## YOUR OBJECTIVE
Exclude the pictures and return every line exactly as written.

### COLLECTED DATA ###

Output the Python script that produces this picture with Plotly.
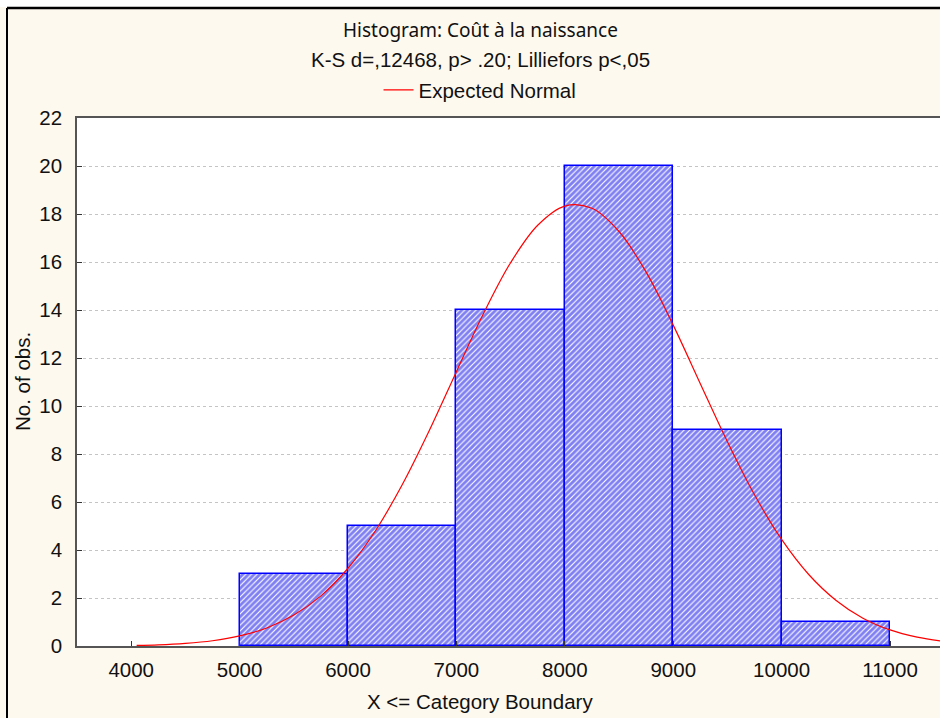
import plotly.graph_objects as go

# ---- data ----
bin_edges = [5000, 6000, 7000, 8000, 9000, 10000, 11000]
counts = [3, 5, 14, 20, 9, 1]

curve_x = [4050, 4250, 4500, 4750, 5000, 5250, 5500, 5750, 6000, 6250, 6500, 6750,
           7000, 7250, 7500, 7750, 8000, 8250, 8500, 8750, 9000, 9250, 9500, 9750,
           10000, 10250, 10500, 10750, 11000, 11250, 11500]
curve_y = [0.03, 0.05, 0.11, 0.22, 0.42, 0.75, 1.29, 2.09, 3.24, 4.78, 6.72, 8.98,
           11.43, 13.85, 15.97, 17.53, 18.33, 18.24, 17.27, 15.58, 13.37, 10.93, 8.51, 6.30,
           4.44, 2.98, 1.91, 1.16, 0.67, 0.37, 0.19]

x_ticks = [4000, 5000, 6000, 7000, 8000, 9000, 10000, 11000]
y_ticks = [0, 2, 4, 6, 8, 10, 12, 14, 16, 18, 20, 22]

title_1 = "Histogram: Coût à la naissance"
title_2 = "K-S d=,12468, p> .20; Lilliefors p<,05"
x_title = "X <= Category Boundary"
y_title = "No. of obs."
curve_name = "Expected Normal"

# ---- figure ----
centers = [(a + b) / 2 for a, b in zip(bin_edges[:-1], bin_edges[1:])]
widths = [b - a for a, b in zip(bin_edges[:-1], bin_edges[1:])]

FONT = "Liberation Sans, Arial, sans-serif"
FS = 20.5

fig = go.Figure()
fig.add_trace(go.Bar(
    x=centers, y=counts, width=widths, showlegend=False,
    marker=dict(color="white",
                line=dict(color="#0000FF", width=1.5),
                pattern=dict(shape="/", fgcolor="#0000E6", bgcolor="white",
                             size=4, solidity=0.72)),
    hoverinfo="x+y",
))
fig.add_trace(go.Scatter(
    x=curve_x, y=curve_y, mode="lines", name=curve_name,
    line=dict(color="#FF0000", width=1.2, shape="spline"),
))

fig.update_layout(
    width=940, height=718,
    margin=dict(l=77, r=0, t=118, b=72, pad=0),
    paper_bgcolor="#FEF9EF",
    plot_bgcolor="white",
    font=dict(family=FONT, size=FS, color="#111111"),
    bargap=0,
    showlegend=True,
    legend=dict(orientation="h", x=0.467, xanchor="center", y=1.053, yanchor="middle",
                bgcolor="rgba(0,0,0,0)", font=dict(family=FONT, size=FS, color="#111111"),
                itemwidth=30),
    xaxis=dict(range=[3500, 11461], tickvals=x_ticks, ticktext=[str(v) for v in x_ticks],
               ticks="inside", ticklen=5, tickcolor="#333333",
               showline=True, linecolor="#555555", linewidth=1.5, mirror=True,
               showgrid=False, zeroline=False, ticklabelstandoff=5),
    yaxis=dict(range=[0, 22], tickvals=y_ticks, ticktext=[str(v) for v in y_ticks],
               ticks="inside", ticklen=5, tickcolor="#333333",
               showline=True, linecolor="#555555", linewidth=1.5,
               showgrid=True, gridcolor="#C4C4C4", griddash="dot", gridwidth=1,
               zeroline=False, ticklabelstandoff=9),
    annotations=[
        dict(text=title_1, xref="paper", yref="paper", x=0.467, y=(646 - 30) / 528,
             xanchor="center", yanchor="middle", showarrow=False,
             font=dict(family="Noto Sans, Open Sans, sans-serif", size=19, color="#111111")),
        dict(text=title_2, xref="paper", yref="paper", x=0.467, y=(646 - 60) / 528,
             xanchor="center", yanchor="middle", showarrow=False),
        dict(text=x_title, xref="paper", yref="paper", x=0.467, y=(646 - 701) / 528,
             xanchor="center", yanchor="middle", showarrow=False),
        dict(text=y_title, xref="paper", yref="paper", x=(22 - 77) / 863, y=0.5,
             xanchor="center", yanchor="middle", showarrow=False, textangle=-90),
    ],
    shapes=[
        dict(type="rect", xref="paper", yref="paper", x0=(0 - 77) / 863, x1=(940 - 77) / 863,
             y0=(646 - 7) / 528, y1=(646 + 0) / 528 + 0.3, fillcolor="white", line=dict(width=0),
             layer="below"),
        dict(type="line", xref="paper", yref="paper", x0=(7 - 77) / 863, x1=1.05,
             y0=(646 - 8) / 528, y1=(646 - 8) / 528, line=dict(color="black", width=2.5)),
        dict(type="line", xref="paper", yref="paper", x0=(7 - 77) / 863, x1=(7 - 77) / 863,
             y0=(646 - 8) / 528, y1=-0.3, line=dict(color="black", width=2)),
    ],
)

fig.write_html("out.html")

###

## TASK RESPONSE
Output the Python script that produces this picture with Plotly.
import plotly.graph_objects as go

# ---- data ----
bin_edges = [5000, 6000, 7000, 8000, 9000, 10000, 11000]
counts = [3, 5, 14, 20, 9, 1]

curve_x = [4050, 4250, 4500, 4750, 5000, 5250, 5500, 5750, 6000, 6250, 6500, 6750,
           7000, 7250, 7500, 7750, 8000, 8250, 8500, 8750, 9000, 9250, 9500, 9750,
           10000, 10250, 10500, 10750, 11000, 11250, 11500]
curve_y = [0.03, 0.05, 0.11, 0.22, 0.42, 0.75, 1.29, 2.09, 3.24, 4.78, 6.72, 8.98,
           11.43, 13.85, 15.97, 17.53, 18.33, 18.24, 17.27, 15.58, 13.37, 10.93, 8.51, 6.30,
           4.44, 2.98, 1.91, 1.16, 0.67, 0.37, 0.19]

x_ticks = [4000, 5000, 6000, 7000, 8000, 9000, 10000, 11000]
y_ticks = [0, 2, 4, 6, 8, 10, 12, 14, 16, 18, 20, 22]

title_1 = "Histogram: Coût à la naissance"
title_2 = "K-S d=,12468, p> .20; Lilliefors p<,05"
x_title = "X <= Category Boundary"
y_title = "No. of obs."
curve_name = "Expected Normal"

# ---- figure ----
centers = [(a + b) / 2 for a, b in zip(bin_edges[:-1], bin_edges[1:])]
widths = [b - a for a, b in zip(bin_edges[:-1], bin_edges[1:])]

FONT = "Liberation Sans, Arial, sans-serif"
FS = 20.5

fig = go.Figure()
fig.add_trace(go.Bar(
    x=centers, y=counts, width=widths, showlegend=False,
    marker=dict(color="white",
                line=dict(color="#0000FF", width=1.5),
                pattern=dict(shape="/", fgcolor="#0000E6", bgcolor="white",
                             size=4, solidity=0.72)),
    hoverinfo="x+y",
))
fig.add_trace(go.Scatter(
    x=curve_x, y=curve_y, mode="lines", name=curve_name,
    line=dict(color="#FF0000", width=1.2, shape="spline"),
))

fig.update_layout(
    width=940, height=718,
    margin=dict(l=77, r=0, t=118, b=72, pad=0),
    paper_bgcolor="#FEF9EF",
    plot_bgcolor="white",
    font=dict(family=FONT, size=FS, color="#111111"),
    bargap=0,
    showlegend=True,
    legend=dict(orientation="h", x=0.467, xanchor="center", y=1.053, yanchor="middle",
                bgcolor="rgba(0,0,0,0)", font=dict(family=FONT, size=FS, color="#111111"),
                itemwidth=30),
    xaxis=dict(range=[3500, 11461], tickvals=x_ticks, ticktext=[str(v) for v in x_ticks],
               ticks="inside", ticklen=5, tickcolor="#333333",
               showline=True, linecolor="#555555", linewidth=1.5, mirror=True,
               showgrid=False, zeroline=False, ticklabelstandoff=5),
    yaxis=dict(range=[0, 22], tickvals=y_ticks, ticktext=[str(v) for v in y_ticks],
               ticks="inside", ticklen=5, tickcolor="#333333",
               showline=True, linecolor="#555555", linewidth=1.5,
               showgrid=True, gridcolor="#C4C4C4", griddash="dot", gridwidth=1,
               zeroline=False, ticklabelstandoff=9),
    annotations=[
        dict(text=title_1, xref="paper", yref="paper", x=0.467, y=(646 - 30) / 528,
             xanchor="center", yanchor="middle", showarrow=False,
             font=dict(family="Noto Sans, Open Sans, sans-serif", size=19, color="#111111")),
        dict(text=title_2, xref="paper", yref="paper", x=0.467, y=(646 - 60) / 528,
             xanchor="center", yanchor="middle", showarrow=False),
        dict(text=x_title, xref="paper", yref="paper", x=0.467, y=(646 - 701) / 528,
             xanchor="center", yanchor="middle", showarrow=False),
        dict(text=y_title, xref="paper", yref="paper", x=(22 - 77) / 863, y=0.5,
             xanchor="center", yanchor="middle", showarrow=False, textangle=-90),
    ],
    shapes=[
        dict(type="rect", xref="paper", yref="paper", x0=(0 - 77) / 863, x1=(940 - 77) / 863,
             y0=(646 - 7) / 528, y1=(646 + 0) / 528 + 0.3, fillcolor="white", line=dict(width=0),
             layer="below"),
        dict(type="line", xref="paper", yref="paper", x0=(7 - 77) / 863, x1=1.05,
             y0=(646 - 8) / 528, y1=(646 - 8) / 528, line=dict(color="black", width=2.5)),
        dict(type="line", xref="paper", yref="paper", x0=(7 - 77) / 863, x1=(7 - 77) / 863,
             y0=(646 - 8) / 528, y1=-0.3, line=dict(color="black", width=2)),
    ],
)

fig.write_html("out.html")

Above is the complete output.